The Department has been asked by the chair of the working group to see if it would be possible to make funding available to a student to undertake research on the hydrothermal carbonisation of green waste and spent mushroom compost to produce a substrate which could be used as peat replacement in growing media. The Department is looking at that. The Department of Agriculture, Food and the Marine issued a research call and one of the areas within that is research on peat growing media for horticulture production. My understanding is this call is to be approved and successful applicants will be made known in November next about the research expected to start early next year.
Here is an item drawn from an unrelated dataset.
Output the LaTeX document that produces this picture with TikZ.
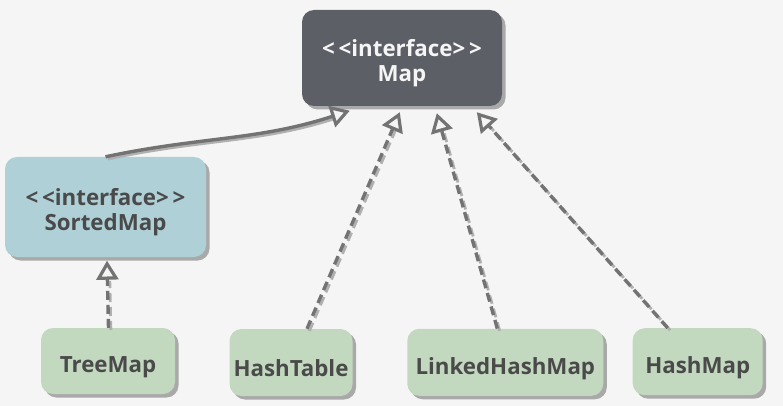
\documentclass[tikz,border=0pt]{standalone}
\usepackage{fontspec}
\setmainfont{Open Sans}
\usetikzlibrary{arrows.meta,shadows,calc}
\definecolor{bg}{HTML}{F5F5F5}
\definecolor{mapc}{HTML}{5D5F66}
\definecolor{sortc}{HTML}{AED0D6}
\definecolor{greenc}{HTML}{C2D9BF}
\definecolor{shadowc}{HTML}{A9A9A9}
\definecolor{txtc}{HTML}{4A4A4A}
\definecolor{linec}{HTML}{737373}
\definecolor{lineshc}{HTML}{B0B0B0}
\newcommand{\dn}[1]{\raisebox{-6pt}[\height][\depth]{#1}}
\newcommand{\twol}[2]{\dn{\begin{tabular}{@{}c@{}}#1\\#2\end{tabular}}}
\begin{document}
\begin{tikzpicture}[x=1pt,y=1pt,
  box/.style={rounded corners=12pt, align=center, inner sep=0pt,
    font=\bfseries\fontsize{22.3}{25}\selectfont, text=txtc,
    drop shadow={shadow xshift=3.5pt, shadow yshift=-3.5pt, fill=shadowc, opacity=1}},
  conn/.style={draw=linec, line width=3.4pt,
    -{Triangle[open, length=19pt, width=22pt, line width=3.2pt, fill=bg]}},
  connsh/.style={draw=lineshc, line width=2.8pt, shorten >=18pt, transform canvas={xshift=2.4pt, yshift=-2.2pt}},
  dsh/.style={dash pattern=on 9pt off 5pt}
]
\fill[bg] (0,0) rectangle (783,-406);
\useasboundingbox (0,0) rectangle (783,-406);

\node[box, fill=mapc, text=white!96!black, minimum width=200pt, minimum height=96pt] (map) at (402,-58) {\twol{<\,<interface>\,>}{Map}};
\node[box, fill=sortc, minimum width=201pt, minimum height=100pt] (sm) at (105.5,-207) {\twol{<\,<interface>\,>}{SortedMap}};
\node[box, fill=greenc, minimum width=134pt, minimum height=66pt] (tm) at (108,-361) {\dn{TreeMap}};
\node[box, fill=greenc, minimum width=123pt, minimum height=67pt] (ht) at (291,-362.5) {\dn{HashTable}};
\node[box, fill=greenc, minimum width=196pt, minimum height=67pt] (lhm) at (505.3,-362.3) {\dn{LinkedHashMap}};
\node[box, fill=greenc, minimum width=130pt, minimum height=67pt] (hm) at (697.7,-361.7) {\dn{HashMap}};

\coordinate (tSM) at ($(map.south west)+(48,-4.5)$);
\coordinate (tHT) at ($(map.south west)+(98,-6)$);
\coordinate (tLHM) at ($(map.south west)+(135,-7)$);
\coordinate (tHM) at ($(map.south west)+(175,-6)$);
\coordinate (tTM) at ($(sm.south)+(1.5,-3.5)$);

\coordinate (sHT) at ($(ht.north)+(16,0)$);
\coordinate (sLHM) at ($(lhm.north)+(-8,0)$);
\coordinate (sHM) at ($(hm.north)+(-30,0)$);
\coordinate (sTM) at ($(tm.north)+(0.5,0)$);

% shadows of connectors
\draw[connsh] (sm.north) to[out=12,in=198] (tSM);
\draw[connsh,dsh] (sHT) -- (tHT);
\draw[connsh,dsh] (sLHM) -- (tLHM);
\draw[connsh,dsh] (sHM) -- (tHM);
\draw[connsh,dsh] (sTM) -- (tTM);

% connectors
\draw[conn] (sm.north) to[out=12,in=198] (tSM);
\draw[conn,dsh] (sHT) -- (tHT);
\draw[conn,dsh] (sLHM) -- (tLHM);
\draw[conn,dsh] (sHM) -- (tHM);
\draw[conn,dsh] (sTM) -- (tTM);
\end{tikzpicture}
\end{document}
On behalf of the committee, I thank Minister of State, Deputy Noonan, and Mr. Lucas for engaging with us on this important issue. The message from the committee is very clear. The importation of peat into this country is both environmental and financial lunacy. Before the next peat harvesting season starts, we need to be able to harvest peat here for our horticulture and nursery industries. That is environmentally and economically sensible. There is a danger in that the cost base of these industries is being threatened and they could relocate, especially the mushroom industry, which is a very tight margin industry. We have huge concerns about not being able to keep its cost base in check. Importation of peat obviously puts huge financial pressure on those companies. I ask the Minister of State to use the best influence of his office to ensure when the next harvesting season starts, we are able to home harvest peat for our native industries.

Sitting suspended at 4.38 p.m. and resumed at 4.40 p.m.